Directive: Please report every line from the material that contains the word "this".

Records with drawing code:
↓

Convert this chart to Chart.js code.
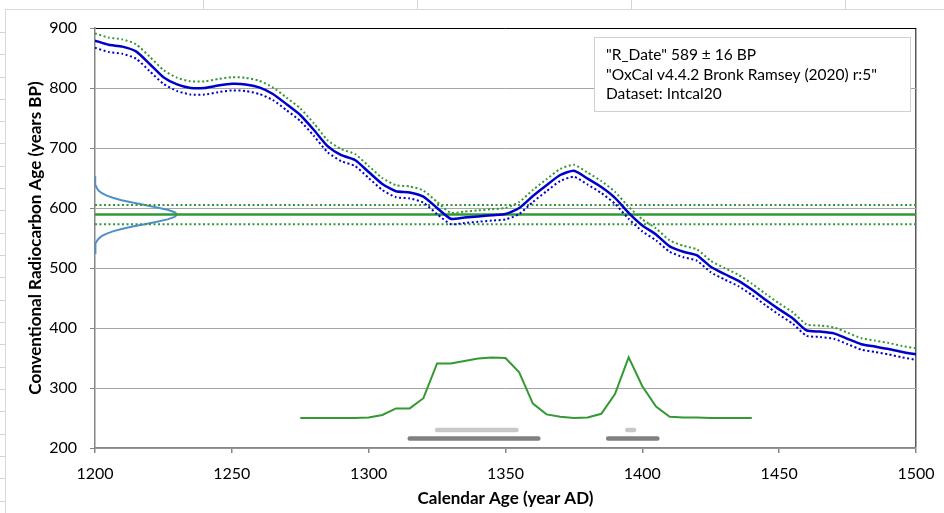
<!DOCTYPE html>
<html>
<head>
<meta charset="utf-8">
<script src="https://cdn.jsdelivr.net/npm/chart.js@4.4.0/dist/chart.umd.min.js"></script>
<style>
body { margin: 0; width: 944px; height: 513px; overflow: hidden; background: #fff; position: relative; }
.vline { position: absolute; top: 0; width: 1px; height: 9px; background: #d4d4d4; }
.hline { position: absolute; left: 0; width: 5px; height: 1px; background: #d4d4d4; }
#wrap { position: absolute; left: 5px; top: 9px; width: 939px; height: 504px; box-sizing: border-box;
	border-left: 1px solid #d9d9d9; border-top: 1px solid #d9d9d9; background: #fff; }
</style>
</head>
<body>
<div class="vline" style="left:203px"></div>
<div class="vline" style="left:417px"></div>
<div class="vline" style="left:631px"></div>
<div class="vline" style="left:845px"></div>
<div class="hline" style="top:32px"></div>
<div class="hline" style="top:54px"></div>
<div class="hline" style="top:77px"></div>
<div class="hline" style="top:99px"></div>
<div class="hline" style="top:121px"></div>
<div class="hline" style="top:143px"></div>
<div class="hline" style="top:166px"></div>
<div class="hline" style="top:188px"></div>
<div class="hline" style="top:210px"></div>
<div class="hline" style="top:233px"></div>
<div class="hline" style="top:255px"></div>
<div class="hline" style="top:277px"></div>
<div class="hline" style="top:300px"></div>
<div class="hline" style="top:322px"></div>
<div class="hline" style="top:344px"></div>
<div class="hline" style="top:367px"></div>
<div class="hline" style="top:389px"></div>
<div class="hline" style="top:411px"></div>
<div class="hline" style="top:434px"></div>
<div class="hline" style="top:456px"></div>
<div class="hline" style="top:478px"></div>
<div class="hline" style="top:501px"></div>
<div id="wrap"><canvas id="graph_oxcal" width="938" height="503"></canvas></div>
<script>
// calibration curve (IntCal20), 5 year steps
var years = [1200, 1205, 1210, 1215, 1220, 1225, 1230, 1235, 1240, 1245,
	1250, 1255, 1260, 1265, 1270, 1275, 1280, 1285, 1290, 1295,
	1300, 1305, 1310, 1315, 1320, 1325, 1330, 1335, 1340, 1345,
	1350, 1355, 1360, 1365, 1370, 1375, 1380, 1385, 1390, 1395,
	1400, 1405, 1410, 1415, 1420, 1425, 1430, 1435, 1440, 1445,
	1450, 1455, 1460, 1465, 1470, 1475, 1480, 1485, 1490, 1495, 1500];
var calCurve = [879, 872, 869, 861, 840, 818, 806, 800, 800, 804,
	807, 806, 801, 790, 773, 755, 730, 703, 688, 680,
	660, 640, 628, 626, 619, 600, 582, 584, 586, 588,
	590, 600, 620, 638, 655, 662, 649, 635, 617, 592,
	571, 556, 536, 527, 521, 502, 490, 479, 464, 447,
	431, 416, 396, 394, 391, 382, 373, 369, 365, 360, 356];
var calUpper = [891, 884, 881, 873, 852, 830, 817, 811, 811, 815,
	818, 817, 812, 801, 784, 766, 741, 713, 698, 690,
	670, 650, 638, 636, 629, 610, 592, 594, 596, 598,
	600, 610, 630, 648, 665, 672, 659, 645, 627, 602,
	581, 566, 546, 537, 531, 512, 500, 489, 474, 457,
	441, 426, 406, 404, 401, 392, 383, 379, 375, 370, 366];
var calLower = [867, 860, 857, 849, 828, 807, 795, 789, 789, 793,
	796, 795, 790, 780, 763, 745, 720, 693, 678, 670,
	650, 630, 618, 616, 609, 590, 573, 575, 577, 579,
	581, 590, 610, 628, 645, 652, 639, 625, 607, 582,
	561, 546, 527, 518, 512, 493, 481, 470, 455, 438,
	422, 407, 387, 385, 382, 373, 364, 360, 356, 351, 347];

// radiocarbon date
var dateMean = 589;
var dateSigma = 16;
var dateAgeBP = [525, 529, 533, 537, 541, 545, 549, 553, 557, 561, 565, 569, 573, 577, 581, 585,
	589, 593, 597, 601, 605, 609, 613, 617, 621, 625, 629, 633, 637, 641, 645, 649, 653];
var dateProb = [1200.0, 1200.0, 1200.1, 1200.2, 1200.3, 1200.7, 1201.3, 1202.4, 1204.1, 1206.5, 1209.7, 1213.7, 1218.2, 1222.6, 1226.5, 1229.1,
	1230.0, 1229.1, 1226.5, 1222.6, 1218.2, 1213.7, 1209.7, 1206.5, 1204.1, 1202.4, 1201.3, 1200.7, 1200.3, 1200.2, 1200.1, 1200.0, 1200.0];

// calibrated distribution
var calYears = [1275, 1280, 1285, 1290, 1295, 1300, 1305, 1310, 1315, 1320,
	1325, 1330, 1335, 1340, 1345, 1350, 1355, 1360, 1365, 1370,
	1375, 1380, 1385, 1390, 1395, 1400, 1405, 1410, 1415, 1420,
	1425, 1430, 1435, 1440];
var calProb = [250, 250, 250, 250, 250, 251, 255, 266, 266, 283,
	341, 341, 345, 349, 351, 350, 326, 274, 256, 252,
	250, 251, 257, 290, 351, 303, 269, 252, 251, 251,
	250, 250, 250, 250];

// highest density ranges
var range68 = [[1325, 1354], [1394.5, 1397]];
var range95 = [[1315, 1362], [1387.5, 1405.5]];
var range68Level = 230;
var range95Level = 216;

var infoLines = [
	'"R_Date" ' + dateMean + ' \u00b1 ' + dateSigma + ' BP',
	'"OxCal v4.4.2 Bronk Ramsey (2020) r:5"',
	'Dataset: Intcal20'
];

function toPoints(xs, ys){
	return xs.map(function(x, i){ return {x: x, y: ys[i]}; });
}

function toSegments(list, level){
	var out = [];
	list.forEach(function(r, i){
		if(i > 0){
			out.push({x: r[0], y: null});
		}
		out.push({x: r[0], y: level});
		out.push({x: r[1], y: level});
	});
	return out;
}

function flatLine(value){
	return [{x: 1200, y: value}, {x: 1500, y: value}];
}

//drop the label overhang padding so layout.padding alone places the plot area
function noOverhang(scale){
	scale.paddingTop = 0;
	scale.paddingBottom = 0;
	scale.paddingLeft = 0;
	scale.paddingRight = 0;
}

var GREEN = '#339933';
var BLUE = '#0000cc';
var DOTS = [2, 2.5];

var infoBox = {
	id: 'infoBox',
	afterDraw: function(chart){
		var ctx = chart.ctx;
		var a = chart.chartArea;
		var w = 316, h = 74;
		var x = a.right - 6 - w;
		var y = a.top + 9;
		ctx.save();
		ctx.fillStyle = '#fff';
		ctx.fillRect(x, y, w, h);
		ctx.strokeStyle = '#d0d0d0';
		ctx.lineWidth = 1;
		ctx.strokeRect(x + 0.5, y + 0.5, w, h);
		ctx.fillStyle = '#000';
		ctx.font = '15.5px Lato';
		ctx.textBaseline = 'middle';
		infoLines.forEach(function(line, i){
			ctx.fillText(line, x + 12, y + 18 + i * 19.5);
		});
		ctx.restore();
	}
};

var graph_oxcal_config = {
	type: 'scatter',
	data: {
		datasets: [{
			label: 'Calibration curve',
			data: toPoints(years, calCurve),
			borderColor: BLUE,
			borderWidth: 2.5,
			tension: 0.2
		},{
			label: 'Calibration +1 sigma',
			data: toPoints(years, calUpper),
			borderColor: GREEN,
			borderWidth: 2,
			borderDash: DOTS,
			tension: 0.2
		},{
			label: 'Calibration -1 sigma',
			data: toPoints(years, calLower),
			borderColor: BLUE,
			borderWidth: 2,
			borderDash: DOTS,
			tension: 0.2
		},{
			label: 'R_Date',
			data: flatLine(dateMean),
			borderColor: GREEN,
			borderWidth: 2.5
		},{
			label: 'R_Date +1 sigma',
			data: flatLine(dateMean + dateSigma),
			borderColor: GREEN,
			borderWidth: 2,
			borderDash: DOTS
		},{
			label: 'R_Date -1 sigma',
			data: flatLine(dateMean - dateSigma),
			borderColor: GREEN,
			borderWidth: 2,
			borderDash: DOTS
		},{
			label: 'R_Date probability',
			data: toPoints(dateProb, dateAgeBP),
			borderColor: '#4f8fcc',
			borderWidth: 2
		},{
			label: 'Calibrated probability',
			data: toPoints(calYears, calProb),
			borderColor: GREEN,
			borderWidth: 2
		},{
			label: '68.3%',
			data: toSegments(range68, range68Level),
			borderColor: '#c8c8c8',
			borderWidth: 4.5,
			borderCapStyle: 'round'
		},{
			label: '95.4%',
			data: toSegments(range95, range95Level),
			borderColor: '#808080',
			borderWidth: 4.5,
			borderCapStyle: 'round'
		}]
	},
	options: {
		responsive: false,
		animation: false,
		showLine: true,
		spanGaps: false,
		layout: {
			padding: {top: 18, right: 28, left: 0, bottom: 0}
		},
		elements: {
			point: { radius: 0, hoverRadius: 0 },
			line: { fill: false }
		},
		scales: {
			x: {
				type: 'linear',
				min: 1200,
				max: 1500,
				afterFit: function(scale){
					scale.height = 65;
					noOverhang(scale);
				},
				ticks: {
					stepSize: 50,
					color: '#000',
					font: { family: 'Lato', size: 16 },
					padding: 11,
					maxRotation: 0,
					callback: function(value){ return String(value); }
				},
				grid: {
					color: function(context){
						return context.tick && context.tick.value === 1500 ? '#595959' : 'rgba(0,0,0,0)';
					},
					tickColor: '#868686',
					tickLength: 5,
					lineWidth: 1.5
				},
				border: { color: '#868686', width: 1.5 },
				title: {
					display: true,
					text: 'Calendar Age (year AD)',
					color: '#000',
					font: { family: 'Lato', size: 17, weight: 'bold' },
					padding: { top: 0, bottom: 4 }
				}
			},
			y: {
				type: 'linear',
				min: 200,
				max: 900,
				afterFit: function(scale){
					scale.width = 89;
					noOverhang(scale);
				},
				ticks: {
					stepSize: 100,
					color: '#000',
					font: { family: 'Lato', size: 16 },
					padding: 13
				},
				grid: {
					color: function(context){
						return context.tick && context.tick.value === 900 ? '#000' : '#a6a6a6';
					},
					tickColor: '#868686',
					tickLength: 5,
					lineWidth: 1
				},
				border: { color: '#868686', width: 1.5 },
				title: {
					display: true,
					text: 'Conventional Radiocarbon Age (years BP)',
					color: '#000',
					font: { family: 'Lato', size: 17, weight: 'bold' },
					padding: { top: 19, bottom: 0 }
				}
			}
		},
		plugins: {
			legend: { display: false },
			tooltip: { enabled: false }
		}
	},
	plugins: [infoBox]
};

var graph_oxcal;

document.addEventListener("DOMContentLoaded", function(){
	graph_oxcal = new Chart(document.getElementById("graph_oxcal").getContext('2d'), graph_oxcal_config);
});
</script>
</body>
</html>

↑
↓

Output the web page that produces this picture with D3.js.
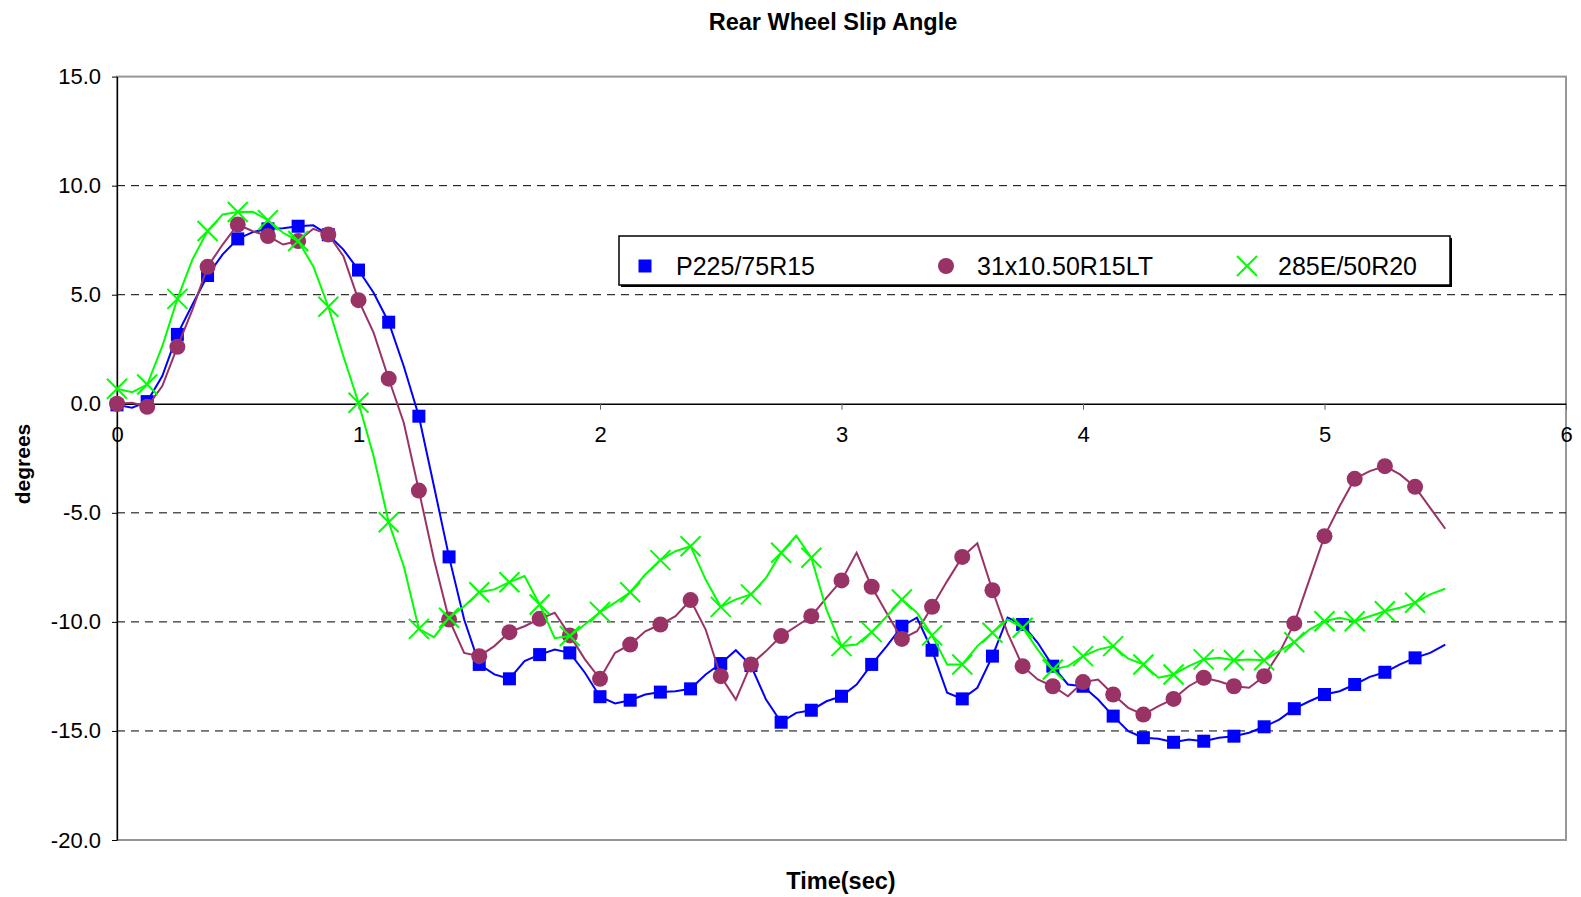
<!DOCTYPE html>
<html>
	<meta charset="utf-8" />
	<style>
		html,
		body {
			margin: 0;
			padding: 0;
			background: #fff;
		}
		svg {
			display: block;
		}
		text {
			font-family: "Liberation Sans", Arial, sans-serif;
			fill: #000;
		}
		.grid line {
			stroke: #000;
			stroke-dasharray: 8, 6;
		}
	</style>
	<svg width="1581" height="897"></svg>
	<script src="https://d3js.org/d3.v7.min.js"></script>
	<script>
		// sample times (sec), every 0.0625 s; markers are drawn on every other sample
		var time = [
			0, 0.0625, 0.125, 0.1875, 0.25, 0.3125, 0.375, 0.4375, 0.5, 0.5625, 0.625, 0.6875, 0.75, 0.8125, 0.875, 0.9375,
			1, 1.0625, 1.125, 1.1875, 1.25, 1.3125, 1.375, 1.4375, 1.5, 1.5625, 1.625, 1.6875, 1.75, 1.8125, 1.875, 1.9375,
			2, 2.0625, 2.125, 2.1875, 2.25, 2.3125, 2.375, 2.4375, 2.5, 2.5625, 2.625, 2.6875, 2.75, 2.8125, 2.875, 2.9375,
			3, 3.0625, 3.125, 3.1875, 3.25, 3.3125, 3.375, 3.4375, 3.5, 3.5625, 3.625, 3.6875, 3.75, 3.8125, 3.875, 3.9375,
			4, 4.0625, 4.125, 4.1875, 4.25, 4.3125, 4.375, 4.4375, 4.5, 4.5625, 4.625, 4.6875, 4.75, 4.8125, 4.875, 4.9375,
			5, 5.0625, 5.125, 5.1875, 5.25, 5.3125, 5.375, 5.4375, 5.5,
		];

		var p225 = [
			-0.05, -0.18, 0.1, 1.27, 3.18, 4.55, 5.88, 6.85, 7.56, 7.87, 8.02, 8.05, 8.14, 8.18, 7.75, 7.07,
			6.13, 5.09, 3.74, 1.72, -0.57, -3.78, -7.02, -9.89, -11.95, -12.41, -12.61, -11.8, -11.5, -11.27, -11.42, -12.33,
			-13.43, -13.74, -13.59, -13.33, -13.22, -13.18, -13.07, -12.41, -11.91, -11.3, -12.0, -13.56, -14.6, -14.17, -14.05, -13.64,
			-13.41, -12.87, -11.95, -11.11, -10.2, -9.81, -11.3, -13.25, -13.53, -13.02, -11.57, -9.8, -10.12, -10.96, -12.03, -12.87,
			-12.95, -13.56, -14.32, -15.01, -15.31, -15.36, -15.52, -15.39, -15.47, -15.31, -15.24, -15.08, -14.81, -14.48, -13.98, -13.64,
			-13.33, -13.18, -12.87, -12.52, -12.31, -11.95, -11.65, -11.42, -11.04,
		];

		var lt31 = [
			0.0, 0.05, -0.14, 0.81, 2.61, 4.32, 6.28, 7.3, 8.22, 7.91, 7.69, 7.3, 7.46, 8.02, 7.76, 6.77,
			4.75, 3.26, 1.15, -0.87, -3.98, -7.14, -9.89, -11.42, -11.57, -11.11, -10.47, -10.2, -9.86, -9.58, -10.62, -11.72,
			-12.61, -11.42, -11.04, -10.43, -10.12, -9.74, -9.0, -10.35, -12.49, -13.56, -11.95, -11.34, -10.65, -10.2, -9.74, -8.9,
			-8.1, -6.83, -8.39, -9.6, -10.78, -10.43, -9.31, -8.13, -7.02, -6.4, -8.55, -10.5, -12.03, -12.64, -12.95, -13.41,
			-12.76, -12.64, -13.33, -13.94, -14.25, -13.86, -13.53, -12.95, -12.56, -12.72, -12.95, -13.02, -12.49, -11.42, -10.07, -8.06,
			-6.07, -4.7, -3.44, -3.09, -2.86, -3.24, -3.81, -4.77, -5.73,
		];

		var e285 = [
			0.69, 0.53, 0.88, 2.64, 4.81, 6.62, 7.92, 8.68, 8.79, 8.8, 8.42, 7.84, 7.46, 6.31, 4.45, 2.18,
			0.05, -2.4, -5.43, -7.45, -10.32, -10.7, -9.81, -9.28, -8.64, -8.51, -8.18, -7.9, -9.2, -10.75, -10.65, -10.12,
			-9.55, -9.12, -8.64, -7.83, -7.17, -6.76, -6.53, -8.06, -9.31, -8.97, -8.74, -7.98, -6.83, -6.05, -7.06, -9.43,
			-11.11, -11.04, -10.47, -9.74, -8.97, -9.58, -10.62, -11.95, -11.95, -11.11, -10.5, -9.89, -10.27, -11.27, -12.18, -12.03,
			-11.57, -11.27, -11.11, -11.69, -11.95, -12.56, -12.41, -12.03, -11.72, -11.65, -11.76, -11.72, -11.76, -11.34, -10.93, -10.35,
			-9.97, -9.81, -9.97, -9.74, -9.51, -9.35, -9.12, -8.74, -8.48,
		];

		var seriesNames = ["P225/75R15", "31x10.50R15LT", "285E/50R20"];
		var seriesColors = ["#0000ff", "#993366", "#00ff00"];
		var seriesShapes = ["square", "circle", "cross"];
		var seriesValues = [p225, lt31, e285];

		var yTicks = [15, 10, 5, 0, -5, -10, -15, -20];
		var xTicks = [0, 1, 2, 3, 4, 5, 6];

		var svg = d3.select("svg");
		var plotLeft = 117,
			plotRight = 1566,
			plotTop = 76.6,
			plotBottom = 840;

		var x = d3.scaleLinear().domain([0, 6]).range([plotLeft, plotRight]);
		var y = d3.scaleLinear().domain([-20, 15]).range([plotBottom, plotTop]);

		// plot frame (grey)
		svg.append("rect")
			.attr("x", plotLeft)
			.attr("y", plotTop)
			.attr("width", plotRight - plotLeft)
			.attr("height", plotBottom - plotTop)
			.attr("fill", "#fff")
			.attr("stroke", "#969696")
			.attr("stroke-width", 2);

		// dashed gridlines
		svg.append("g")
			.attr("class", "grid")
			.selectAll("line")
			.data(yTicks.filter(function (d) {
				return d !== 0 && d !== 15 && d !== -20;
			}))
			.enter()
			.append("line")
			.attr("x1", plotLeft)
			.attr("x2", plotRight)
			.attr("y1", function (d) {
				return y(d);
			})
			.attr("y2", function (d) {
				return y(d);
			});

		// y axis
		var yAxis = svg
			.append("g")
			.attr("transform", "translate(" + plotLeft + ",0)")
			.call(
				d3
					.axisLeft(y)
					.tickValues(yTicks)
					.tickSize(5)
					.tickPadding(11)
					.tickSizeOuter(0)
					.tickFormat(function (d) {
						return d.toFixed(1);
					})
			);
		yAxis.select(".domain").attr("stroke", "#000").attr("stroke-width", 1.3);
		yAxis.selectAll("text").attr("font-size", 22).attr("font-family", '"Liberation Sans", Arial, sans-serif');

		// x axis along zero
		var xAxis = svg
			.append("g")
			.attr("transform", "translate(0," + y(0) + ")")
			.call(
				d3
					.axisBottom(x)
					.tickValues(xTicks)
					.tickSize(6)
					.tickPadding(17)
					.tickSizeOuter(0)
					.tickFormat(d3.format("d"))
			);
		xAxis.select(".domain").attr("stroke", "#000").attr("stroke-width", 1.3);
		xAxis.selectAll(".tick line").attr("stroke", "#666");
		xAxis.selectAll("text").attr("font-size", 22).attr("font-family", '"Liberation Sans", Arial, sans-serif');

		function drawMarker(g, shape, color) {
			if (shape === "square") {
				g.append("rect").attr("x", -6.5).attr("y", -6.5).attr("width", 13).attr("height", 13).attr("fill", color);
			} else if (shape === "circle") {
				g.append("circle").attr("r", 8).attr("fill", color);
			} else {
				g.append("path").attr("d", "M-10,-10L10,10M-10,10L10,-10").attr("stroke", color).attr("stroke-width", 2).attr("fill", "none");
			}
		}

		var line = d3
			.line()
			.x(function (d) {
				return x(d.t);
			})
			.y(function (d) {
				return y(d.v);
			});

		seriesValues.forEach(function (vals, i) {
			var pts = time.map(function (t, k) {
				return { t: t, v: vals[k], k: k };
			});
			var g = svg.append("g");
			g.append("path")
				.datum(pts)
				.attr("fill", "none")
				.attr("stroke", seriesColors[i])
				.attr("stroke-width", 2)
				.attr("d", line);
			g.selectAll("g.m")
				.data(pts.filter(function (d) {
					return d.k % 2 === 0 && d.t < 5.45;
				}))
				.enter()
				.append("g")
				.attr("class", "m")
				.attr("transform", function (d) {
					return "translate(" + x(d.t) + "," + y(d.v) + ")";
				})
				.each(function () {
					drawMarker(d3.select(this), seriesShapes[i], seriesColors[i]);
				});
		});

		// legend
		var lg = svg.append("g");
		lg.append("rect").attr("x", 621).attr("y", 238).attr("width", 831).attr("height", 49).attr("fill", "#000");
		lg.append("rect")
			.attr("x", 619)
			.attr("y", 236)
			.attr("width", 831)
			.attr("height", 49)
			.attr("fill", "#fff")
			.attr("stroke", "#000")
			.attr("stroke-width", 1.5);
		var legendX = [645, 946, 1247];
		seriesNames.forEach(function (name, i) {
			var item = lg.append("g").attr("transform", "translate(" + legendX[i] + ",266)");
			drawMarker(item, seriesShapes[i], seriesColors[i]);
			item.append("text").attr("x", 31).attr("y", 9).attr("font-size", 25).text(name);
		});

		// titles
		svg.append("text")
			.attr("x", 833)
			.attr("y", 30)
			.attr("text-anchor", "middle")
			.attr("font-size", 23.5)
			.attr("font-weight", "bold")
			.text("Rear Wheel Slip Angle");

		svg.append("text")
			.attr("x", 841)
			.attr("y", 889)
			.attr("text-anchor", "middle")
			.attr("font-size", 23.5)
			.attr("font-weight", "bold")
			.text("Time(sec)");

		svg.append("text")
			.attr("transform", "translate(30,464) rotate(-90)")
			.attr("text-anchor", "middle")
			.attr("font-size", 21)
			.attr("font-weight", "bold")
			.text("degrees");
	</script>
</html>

↑

Answer below:
Convert this chart to Chart.js code.
Output the web page that produces this picture with D3.js.
					drawMarker(d3.select(this), seriesShapes[i], seriesColors[i]);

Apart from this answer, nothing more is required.